Mothers and Others for a Livable Planet (MOLP)

Mothers and Others for a Livable Planet (MOLP)

Overview

* Condemned products it regarded as hazardous to human health and the environment
* Opposed the use of growth hormones in cattle


Now defunct, Mothers and Others for a Livable Planet (MOLP) was a consumer advocacy organization that promoted products it deemed “safe and ecologically sustainable for current and future generations,” and publicly condemned products it regarded as hazardous to human health and the environment. In its assessment of these products, however, the organization commonly produced ominous reports founded upon questionable research, warning consumers of the alleged dangers of a particular product while advising them to purchase “natural” or “organic” alternatives. In its heyday, MOLP had a membership of approximately 20,000 people.

Environmental health scientist Wendy Gordon Rockefeller and actress Meryl Streep co-founded MOLP in 1989 as a reaction to the “Alar in apples” scare of the late 1980s. A preservative used on apples, Alar, was identified—falsely, as it worked out—as being a carcinogen by the Natural Resources Defense Council. In a carefully orchestrated campaign led by longtime leftist media specialist David Fenton, the scientifically flawed research on Alar was released to the news media, eventually causing consumer panic and the loss of more than $250 million in revenues to the apple industry. NRDC — of which Ms. Rockefeller was a member, research associate, and senior project scientist at the time — earned enormous profits from the Alar hoax. According to an internal memo written by David Fenton and later published in the Wall Street Journal, “We designed [the anti-Alar campaign] so that revenue would flow back to the Natural Resources Defense Council from the public, and we sold this book about pesticides through a 900 number and the Donahue show. And to date there has been $700,000 in net revenue from it.”

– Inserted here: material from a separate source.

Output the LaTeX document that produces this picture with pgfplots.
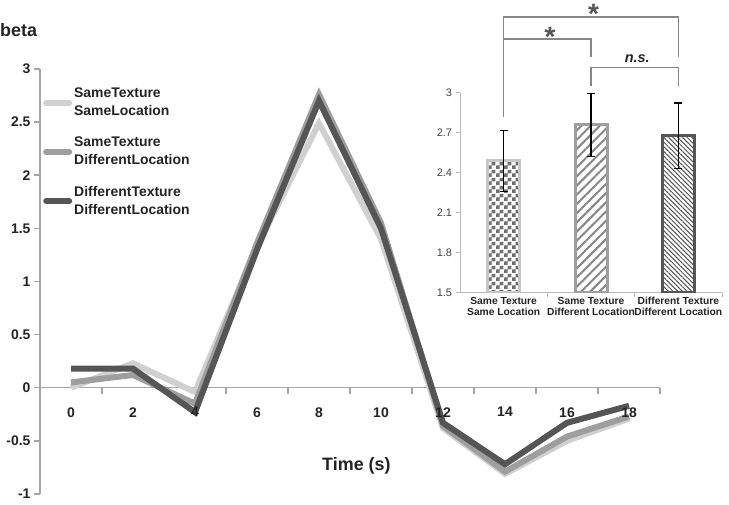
\documentclass[border=0pt]{standalone}
\usepackage{fontspec}
\setmainfont{Liberation Sans}
\usepackage{pgfplots}
\pgfplotsset{compat=1.18}
\usetikzlibrary{patterns,patterns.meta}
\definecolor{cLight}{RGB}{208,208,208}
\definecolor{cMid}{RGB}{158,158,158}
\definecolor{cDark}{RGB}{85,85,85}
\definecolor{axisgray}{RGB}{165,165,165}
\definecolor{txt}{RGB}{35,35,35}
\definecolor{brk}{RGB}{135,135,135}

\pgfdeclarepatternformonly{mychecker}{\pgfpointorigin}{\pgfpoint{8bp}{8bp}}{\pgfpoint{8bp}{8bp}}{%
  \pgfpathrectangle{\pgfpointorigin}{\pgfpoint{4bp}{4bp}}%
  \pgfpathrectangle{\pgfpoint{4bp}{4bp}}{\pgfpoint{4bp}{4bp}}%
  \pgfusepath{fill}%
}

\pgfplotsset{
  mainbox/.style={
    at={(40bp,11bp)}, anchor=south west,
    scale only axis, width=620bp, height=425bp,
    xmin=-1, xmax=19, ymin=-1, ymax=3,
  },
}

\begin{document}
\begin{tikzpicture}
\useasboundingbox (0,0) rectangle (729bp,505bp);

% ---------------- main time-course axis ----------------
\begin{axis}[
  mainbox,
  axis x line=middle, axis y line=left,
  axis line style={draw=axisgray, line width=1.5bp, -},
  hide obscured x ticks=false, hide obscured y ticks=false,
  /pgf/number format/assume math mode=true,
  xtick={1,3,...,19},
  xticklabels={},
  ytick={-1,-0.5,0,0.5,1,1.5,2,2.5,3},
  yticklabels={-1,-0.5,0,0.5,1,1.5,2,2.5,3},
  tick align=outside,
  tick style={draw=axisgray, line width=1.5bp},
  major tick length=6bp,
  tick label style={font=\fontsize{14}{16}\selectfont\bfseries, text=txt},
  legend cell align=left,
  legend style={draw=none, fill=none, cells={align=left},
    font=\fontsize{14}{18}\selectfont\bfseries, text=txt,
    at={(0.0,0.965)}, anchor=north west, row sep=16bp},
  legend image code/.code={\draw[#1, line cap=round] (0bp,0bp) -- (23bp,0bp);},
  clip=false,
]
\addplot[cLight, line width=6bp] coordinates {(0,0.0) (2,0.23) (4,-0.04) (6,1.33) (8,2.49) (10,1.40) (12,-0.38) (14,-0.81) (16,-0.50) (18,-0.29)};
\addlegendentry{SameTexture\\SameLocation}
\addplot[cMid, line width=6bp] coordinates {(0,0.05) (2,0.12) (4,-0.15) (6,1.36) (8,2.76) (10,1.55) (12,-0.36) (14,-0.79) (16,-0.46) (18,-0.27)};
\addlegendentry{SameTexture\\DifferentLocation}
\addplot[cDark, line width=6bp] coordinates {(0,0.18) (2,0.18) (4,-0.23) (6,1.30) (8,2.70) (10,1.50) (12,-0.33) (14,-0.72) (16,-0.33) (18,-0.17)};
\addlegendentry{DifferentTexture\\DifferentLocation}
\end{axis}

% x tick labels drawn on top of the lines
\begin{axis}[
  mainbox,
  axis x line=middle, axis y line=none,
  x axis line style={draw=none, -},
  hide obscured x ticks=false,
  /pgf/number format/assume math mode=true,
  xtick={0,2,...,18},
  xticklabels={0,2,4,6,8,10,12,14,16,18},
  major tick length=0pt,
  x tick style={draw=none},
  xticklabel style={font=\fontsize{14}{16}\selectfont\bfseries, text=txt, yshift=-16bp},
]
\end{axis}

\node[anchor=base west, inner sep=0, font=\fontsize{18}{20}\selectfont\bfseries, text=txt] at (0bp,468bp) {beta};
\node[anchor=base west, inner sep=0, font=\fontsize{18}{20}\selectfont\bfseries, text=txt] at (322bp,35bp) {Time (s)};

% ---------------- inset bar chart ----------------
\begin{axis}[
  at={(460bp,212bp)}, anchor=south west,
  scale only axis, width=262bp, height=200bp,
  xmin=-0.5, xmax=2.5, ymin=1.5, ymax=3,
  axis x line=bottom, axis y line=left,
  axis line style={draw=gray!55, line width=1bp, -},
  /pgf/number format/assume math mode=true,
  ytick={1.5,1.8,2.1,2.4,2.7,3},
  yticklabels={1.5,1.8,2.1,2.4,2.7,3},
  xtick={0.5,1.5,2.5},
  xticklabels={},
  tick align=outside,
  tick style={draw=gray!55, line width=1bp},
  major tick length=4.5bp,
  extra x ticks={0,1,2},
  extra x tick labels={Same Texture\\Same Location, Same Texture\\Different Location, Different Texture\\Different Location},
  extra x tick style={major tick length=0pt},
  yticklabel style={font=\fontsize{11}{12}\selectfont, text=txt!85},
  xticklabel style={font=\fontsize{10.3}{10.5}\selectfont\bfseries, text=txt, align=center, yshift=-1bp},
  clip mode=individual,
]
\addplot[ybar, bar width=32bp, bar shift=0pt, draw=cLight!95!black, line width=3bp,
  pattern=mychecker, pattern color=cDark!85,
  error bars/.cd, y dir=both, y explicit,
  error bar style={black, line width=1.2bp},
  error mark options={black, rotate=90, mark size=4bp, line width=1.2bp}]
  coordinates {(0,2.49) +- (0,0.23)};
\addplot[ybar, bar width=32bp, bar shift=0pt, draw=cMid, line width=3bp,
  pattern={Lines[angle=45, distance=6.5bp, line width=2bp]}, pattern color=cMid!85!black,
  error bars/.cd, y dir=both, y explicit,
  error bar style={black, line width=1.2bp},
  error mark options={black, rotate=90, mark size=4bp, line width=1.2bp}]
  coordinates {(1,2.76) +- (0,0.235)};
\addplot[ybar, bar width=32bp, bar shift=0pt, draw=cDark, line width=3bp,
  pattern={Lines[angle=-45, distance=3.3bp, line width=1bp]}, pattern color=cDark,
  error bars/.cd, y dir=both, y explicit,
  error bar style={black, line width=1.2bp},
  error mark options={black, rotate=90, mark size=4bp, line width=1.2bp}]
  coordinates {(2,2.68) +- (0,0.245)};

\draw[brk, line width=1.6bp] (axis cs:0,2.82) -- (axis cs:0,3.57) -- (axis cs:2,3.57) -- (axis cs:2,3.27);
\draw[brk, line width=1.6bp] (axis cs:0,3.405) -- (axis cs:1,3.405) -- (axis cs:1,3.27);
\draw[brk, line width=1.6bp] (axis cs:1,3.05) -- (axis cs:1,3.19) -- (axis cs:2,3.19) -- (axis cs:2,3.05);
\node[font=\fontsize{28}{28}\selectfont\bfseries, text=cDark, inner sep=0] at (axis cs:1.03,3.59) {*};
\node[font=\fontsize{28}{28}\selectfont\bfseries, text=cDark, inner sep=0] at (axis cs:0.53,3.42) {*};
\node[font=\fontsize{14.5}{14.5}\selectfont\bfseries\itshape, text=txt, inner sep=0] at (axis cs:1.53,3.255) {n.s.};
\end{axis}
\end{tikzpicture}
\end{document}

More recently, MOLP condemned the injection of cows with recombinant Bovine Growth Hormone (rBGH), which serves to boost dairy production. MOLP warned of long-term health risks associated with the consumption of products made with milk from the injected cows. The organization launched a multiple-city crusade naming specific brands of purportedly more desirable milk that had been produced without the growth hormone. Since 1993, the FDA, which reviewed the more than 12 years of research conducted by the producer of the hormone, had declared rBGH to be safe, as did the United Nations Food and Agriculture Organization, the Department of Health and Human Services’ Office of the Inspector General, the National Institute of Health, the U.S. Department of Agriculture, and the American Cancer Society.

In addition to her work with MOLP, Wendy Gordon Rockefeller also served as the Director of TechRocks, a now-defunct Internet activist organization. Today she is the Vice President of the Rockefeller Family Fund, and a Director for Rockefeller Philanthropy Advisors.